• OBJECTIVE:
Omit all pictures, then retype the data exactly as given.

--- Start INFORMATION SUPPLIED ---

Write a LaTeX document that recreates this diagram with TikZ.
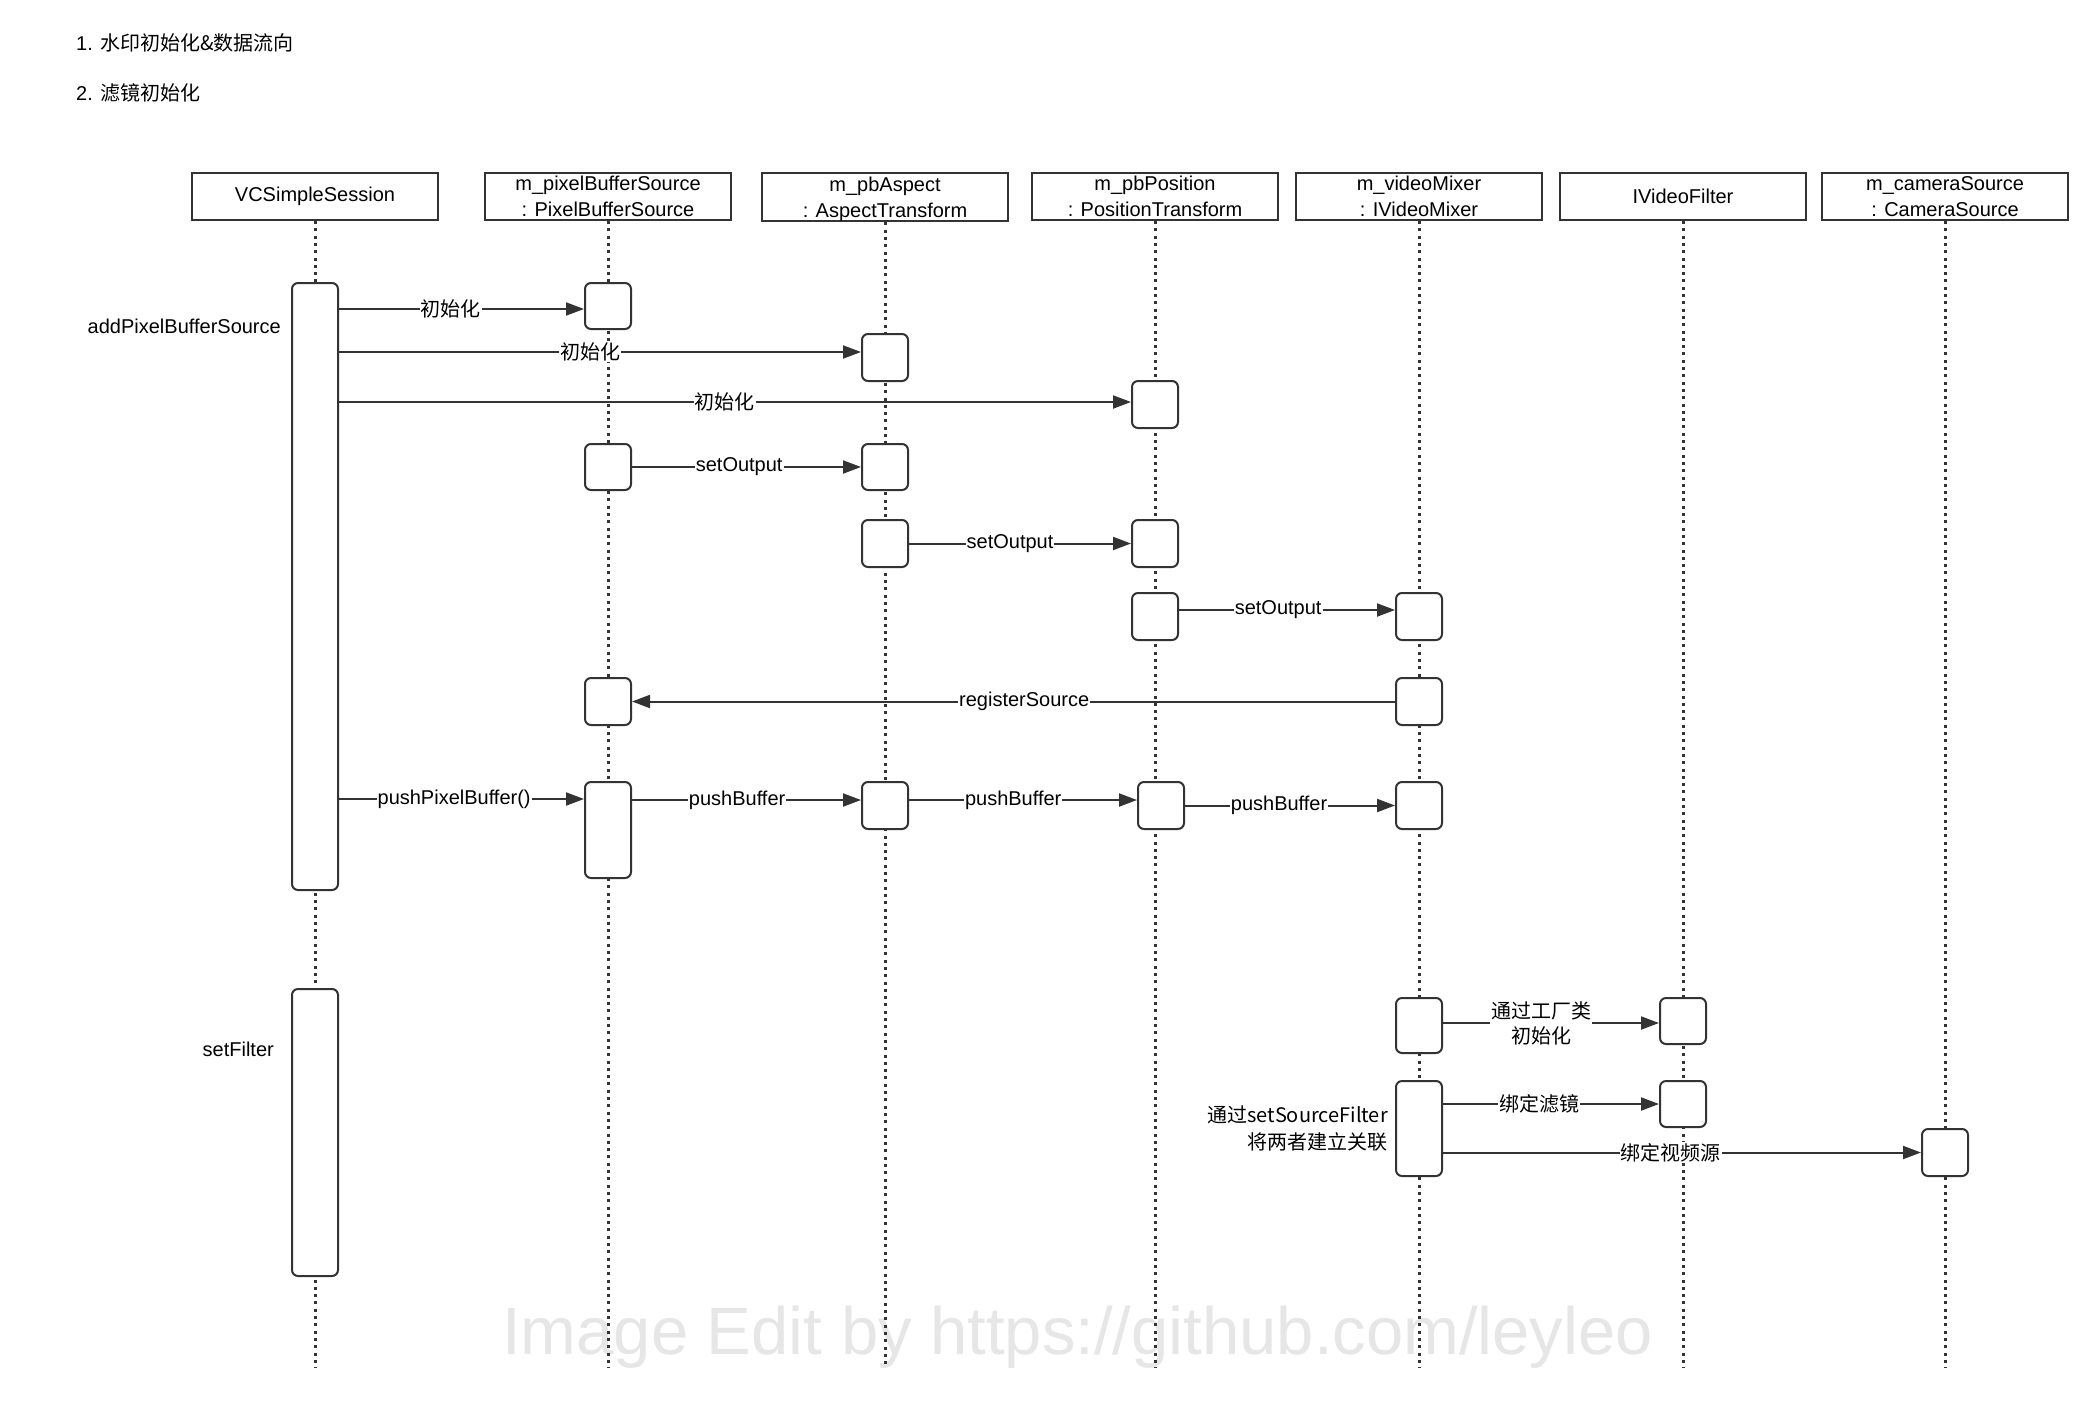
\documentclass[tikz,border=0pt]{standalone}
\usepackage{fontspec}
\setmainfont{Liberation Sans}
\newfontfamily\cjk{Noto Sans CJK SC}
\usetikzlibrary{arrows.meta,calc}
\definecolor{ln}{HTML}{333333}
\definecolor{wm}{HTML}{E6E6E6}
\begin{document}
\begin{tikzpicture}[x=1pt,y=-1pt,
  every node/.style={font=\fontsize{20}{26}\selectfont},
  head/.style={draw=ln, line width=2pt, minimum width=246pt, minimum height=47pt, inner sep=0pt, align=center, anchor=north, fill=white},
  life/.style={draw=ln, line width=3pt, dash pattern=on 3pt off 4.3pt},
  act/.style={draw=ln, line width=2pt, fill=white, rounded corners=6pt, minimum width=46pt, inner sep=0pt, anchor=north},
  msg/.style={draw=ln, line width=2pt, -{Triangle[length=18pt,width=13pt]}},
  lbl/.style={fill=white, inner sep=1pt, text=black},
  note/.style={inner sep=0pt, text=black}]
\useasboundingbox (0,0) rectangle (2100,1400);
\fill[white] (0,0) rectangle (2100,1400);

% headings
\node[note, anchor=west] (t1) at (76,43) {1. \cjk{水印初始化\&数据流向}};
\node[note, anchor=west] (t2) at (76,93) {2. \cjk{滤镜初始化}};

% watermark
\node[anchor=base west, inner sep=0pt, text=wm, font=\fontsize{67}{70}\selectfont] (wmk) at (502,1354) {Image Edit by https://github.com/leyleo};

% lifeline headers
\node[head] (h1) at (315,172) {VCSimpleSession};
\node[head] (h2) at (608,172) {m\_pixelBufferSource\\: PixelBufferSource};
\node[head] (h3) at (885,172) {m\_pbAspect\strut\\: AspectTransform};
\node[head] (h4) at (1155,172) {m\_pbPosition\\: PositionTransform};
\node[head] (h5) at (1419,172) {m\_videoMixer\\: IVideoMixer};
\node[head] (h6) at (1683,172) {IVideoFilter};
\node[head] (h7) at (1945,172) {m\_cameraSource\\: CameraSource};

\coordinate (bottom) at (0,1368);
\foreach \h in {h1,h2,h3,h4,h5,h6,h7}
  \draw[life] (\h.south) -- (\h.south |- bottom);

% activations
\node[act, minimum height=607pt] (vcs1) at (315,282) {};
\node[act, minimum height=287pt] (vcs2) at (315,988) {};
\node[act, minimum height=46pt] (pb1) at (608,282) {};
\node[act, minimum height=46pt] (pb2) at (608,443) {};
\node[act, minimum height=47pt] (pb3) at (608,677) {};
\node[act, minimum height=96pt] (pb4) at (608,781) {};
\node[act, minimum height=47pt] (as1) at (885,333) {};
\node[act, minimum height=46pt] (as2) at (885,443) {};
\node[act, minimum height=47pt] (as3) at (885,519) {};
\node[act, minimum height=47pt] (as4) at (885,781) {};
\node[act, minimum height=47pt] (pos1) at (1155,380) {};
\node[act, minimum height=47pt] (pos2) at (1155,519) {};
\node[act, minimum height=47pt] (pos3) at (1155,592) {};
\node[act, minimum height=47pt] (pos4) at (1161,781) {};
\node[act, minimum height=47pt] (mix1) at (1419,592) {};
\node[act, minimum height=47pt] (mix2) at (1419,677) {};
\node[act, minimum height=47pt] (mix3) at (1419,781) {};
\node[act, minimum height=55pt] (mix4) at (1419,997) {};
\node[act, minimum height=95pt] (mix5) at (1419,1080) {};
\node[act, minimum height=46pt] (f1) at (1683,997) {};
\node[act, minimum height=46pt] (f2) at (1683,1080) {};
\node[act, minimum height=47pt] (cam1) at (1945,1128) {};

% message end points
\coordinate (m1) at ([yshift=-3pt]pb1.west);
\coordinate (m2) at ([yshift=5.5pt]as1.west);
\coordinate (m3) at ([yshift=2.5pt]pos1.west);
\coordinate (m6) at ([yshift=6.5pt]mix1.west);
\coordinate (m8) at ([yshift=-18pt]pb4.north west);
\coordinate (m9) at ([yshift=5.5pt]as4.west);
\coordinate (m10) at ([yshift=5.5pt]pos4.west);
\coordinate (m12) at ([yshift=-2pt]f1.west);

% messages
\draw[msg] (vcs1.east |- m1) -- node[lbl, pos=0.457] {\cjk{初始化}} (m1);
\draw[msg] (vcs1.east |- m2) -- node[lbl, pos=0.481] {\cjk{初始化}} (m2);
\draw[msg] (vcs1.east |- m3) -- node[lbl, pos=0.487] {\cjk{初始化}} (m3);
\draw[msg] (pb2.east) -- node[lbl, pos=0.468] {setOutput} (as2.west);
\draw[msg] (as3.east) -- node[lbl, pos=0.455] {setOutput} (pos2.west);
\draw[msg] (pos3.east |- m6) -- node[lbl, pos=0.459] {setOutput} (m6);
\draw[msg] (mix2.west) -- node[lbl, pos=0.486] {registerSource} (pb3.east);
\draw[msg] (vcs1.east |- m8) -- node[lbl, pos=0.47] {pushPixelBuffer()} (m8);
\draw[msg] (pb4.east |- m9) -- node[lbl, pos=0.459] {pushBuffer} (m9);
\draw[msg] (as4.east |- m10) -- node[lbl, pos=0.457] {pushBuffer} (m10);
\draw[msg] (pos4.east) -- node[lbl, pos=0.448] {pushBuffer} (mix3.west);
\draw[msg] (mix4.east |- m12) -- node[lbl, pos=0.454, align=center, font=\fontsize{20}{25}\selectfont] {\cjk{通过工厂类}\\\cjk{初始化}} (m12);
\draw[msg] (mix5.east |- f2.west) -- node[lbl, pos=0.445] {\cjk{绑定滤镜}} (f2.west);
\draw[msg] (mix5.east |- cam1.west) -- node[lbl, pos=0.476] {\cjk{绑定视频源}} (cam1.west);

% notes
\node[note, anchor=east] (n1) at (281,326) {addPixelBufferSource};
\node[note, anchor=east] (n2) at (274,1049) {setFilter};
\node[note, anchor=east, align=right, font=\fontsize{20}{27}\selectfont] (n3) at (1388,1128) {\cjk{通过}setSourceFilter\\\cjk{将两者建立关联}};
\end{tikzpicture}
\end{document}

--- End INFORMATION SUPPLIED ---

• CORRECT RESULT:
Write a LaTeX document that recreates this diagram with TikZ.
\documentclass[tikz,border=0pt]{standalone}
\usepackage{fontspec}
\setmainfont{Liberation Sans}
\newfontfamily\cjk{Noto Sans CJK SC}
\usetikzlibrary{arrows.meta,calc}
\definecolor{ln}{HTML}{333333}
\definecolor{wm}{HTML}{E6E6E6}
\begin{document}
\begin{tikzpicture}[x=1pt,y=-1pt,
  every node/.style={font=\fontsize{20}{26}\selectfont},
  head/.style={draw=ln, line width=2pt, minimum width=246pt, minimum height=47pt, inner sep=0pt, align=center, anchor=north, fill=white},
  life/.style={draw=ln, line width=3pt, dash pattern=on 3pt off 4.3pt},
  act/.style={draw=ln, line width=2pt, fill=white, rounded corners=6pt, minimum width=46pt, inner sep=0pt, anchor=north},
  msg/.style={draw=ln, line width=2pt, -{Triangle[length=18pt,width=13pt]}},
  lbl/.style={fill=white, inner sep=1pt, text=black},
  note/.style={inner sep=0pt, text=black}]
\useasboundingbox (0,0) rectangle (2100,1400);
\fill[white] (0,0) rectangle (2100,1400);

% headings
\node[note, anchor=west] (t1) at (76,43) {1. \cjk{水印初始化\&数据流向}};
\node[note, anchor=west] (t2) at (76,93) {2. \cjk{滤镜初始化}};

% watermark
\node[anchor=base west, inner sep=0pt, text=wm, font=\fontsize{67}{70}\selectfont] (wmk) at (502,1354) {Image Edit by https://github.com/leyleo};

% lifeline headers
\node[head] (h1) at (315,172) {VCSimpleSession};
\node[head] (h2) at (608,172) {m\_pixelBufferSource\\: PixelBufferSource};
\node[head] (h3) at (885,172) {m\_pbAspect\strut\\: AspectTransform};
\node[head] (h4) at (1155,172) {m\_pbPosition\\: PositionTransform};
\node[head] (h5) at (1419,172) {m\_videoMixer\\: IVideoMixer};
\node[head] (h6) at (1683,172) {IVideoFilter};
\node[head] (h7) at (1945,172) {m\_cameraSource\\: CameraSource};

\coordinate (bottom) at (0,1368);
\foreach \h in {h1,h2,h3,h4,h5,h6,h7}
  \draw[life] (\h.south) -- (\h.south |- bottom);

% activations
\node[act, minimum height=607pt] (vcs1) at (315,282) {};
\node[act, minimum height=287pt] (vcs2) at (315,988) {};
\node[act, minimum height=46pt] (pb1) at (608,282) {};
\node[act, minimum height=46pt] (pb2) at (608,443) {};
\node[act, minimum height=47pt] (pb3) at (608,677) {};
\node[act, minimum height=96pt] (pb4) at (608,781) {};
\node[act, minimum height=47pt] (as1) at (885,333) {};
\node[act, minimum height=46pt] (as2) at (885,443) {};
\node[act, minimum height=47pt] (as3) at (885,519) {};
\node[act, minimum height=47pt] (as4) at (885,781) {};
\node[act, minimum height=47pt] (pos1) at (1155,380) {};
\node[act, minimum height=47pt] (pos2) at (1155,519) {};
\node[act, minimum height=47pt] (pos3) at (1155,592) {};
\node[act, minimum height=47pt] (pos4) at (1161,781) {};
\node[act, minimum height=47pt] (mix1) at (1419,592) {};
\node[act, minimum height=47pt] (mix2) at (1419,677) {};
\node[act, minimum height=47pt] (mix3) at (1419,781) {};
\node[act, minimum height=55pt] (mix4) at (1419,997) {};
\node[act, minimum height=95pt] (mix5) at (1419,1080) {};
\node[act, minimum height=46pt] (f1) at (1683,997) {};
\node[act, minimum height=46pt] (f2) at (1683,1080) {};
\node[act, minimum height=47pt] (cam1) at (1945,1128) {};

% message end points
\coordinate (m1) at ([yshift=-3pt]pb1.west);
\coordinate (m2) at ([yshift=5.5pt]as1.west);
\coordinate (m3) at ([yshift=2.5pt]pos1.west);
\coordinate (m6) at ([yshift=6.5pt]mix1.west);
\coordinate (m8) at ([yshift=-18pt]pb4.north west);
\coordinate (m9) at ([yshift=5.5pt]as4.west);
\coordinate (m10) at ([yshift=5.5pt]pos4.west);
\coordinate (m12) at ([yshift=-2pt]f1.west);

% messages
\draw[msg] (vcs1.east |- m1) -- node[lbl, pos=0.457] {\cjk{初始化}} (m1);
\draw[msg] (vcs1.east |- m2) -- node[lbl, pos=0.481] {\cjk{初始化}} (m2);
\draw[msg] (vcs1.east |- m3) -- node[lbl, pos=0.487] {\cjk{初始化}} (m3);
\draw[msg] (pb2.east) -- node[lbl, pos=0.468] {setOutput} (as2.west);
\draw[msg] (as3.east) -- node[lbl, pos=0.455] {setOutput} (pos2.west);
\draw[msg] (pos3.east |- m6) -- node[lbl, pos=0.459] {setOutput} (m6);
\draw[msg] (mix2.west) -- node[lbl, pos=0.486] {registerSource} (pb3.east);
\draw[msg] (vcs1.east |- m8) -- node[lbl, pos=0.47] {pushPixelBuffer()} (m8);
\draw[msg] (pb4.east |- m9) -- node[lbl, pos=0.459] {pushBuffer} (m9);
\draw[msg] (as4.east |- m10) -- node[lbl, pos=0.457] {pushBuffer} (m10);
\draw[msg] (pos4.east) -- node[lbl, pos=0.448] {pushBuffer} (mix3.west);
\draw[msg] (mix4.east |- m12) -- node[lbl, pos=0.454, align=center, font=\fontsize{20}{25}\selectfont] {\cjk{通过工厂类}\\\cjk{初始化}} (m12);
\draw[msg] (mix5.east |- f2.west) -- node[lbl, pos=0.445] {\cjk{绑定滤镜}} (f2.west);
\draw[msg] (mix5.east |- cam1.west) -- node[lbl, pos=0.476] {\cjk{绑定视频源}} (cam1.west);

% notes
\node[note, anchor=east] (n1) at (281,326) {addPixelBufferSource};
\node[note, anchor=east] (n2) at (274,1049) {setFilter};
\node[note, anchor=east, align=right, font=\fontsize{20}{27}\selectfont] (n3) at (1388,1128) {\cjk{通过}setSourceFilter\\\cjk{将两者建立关联}};
\end{tikzpicture}
\end{document}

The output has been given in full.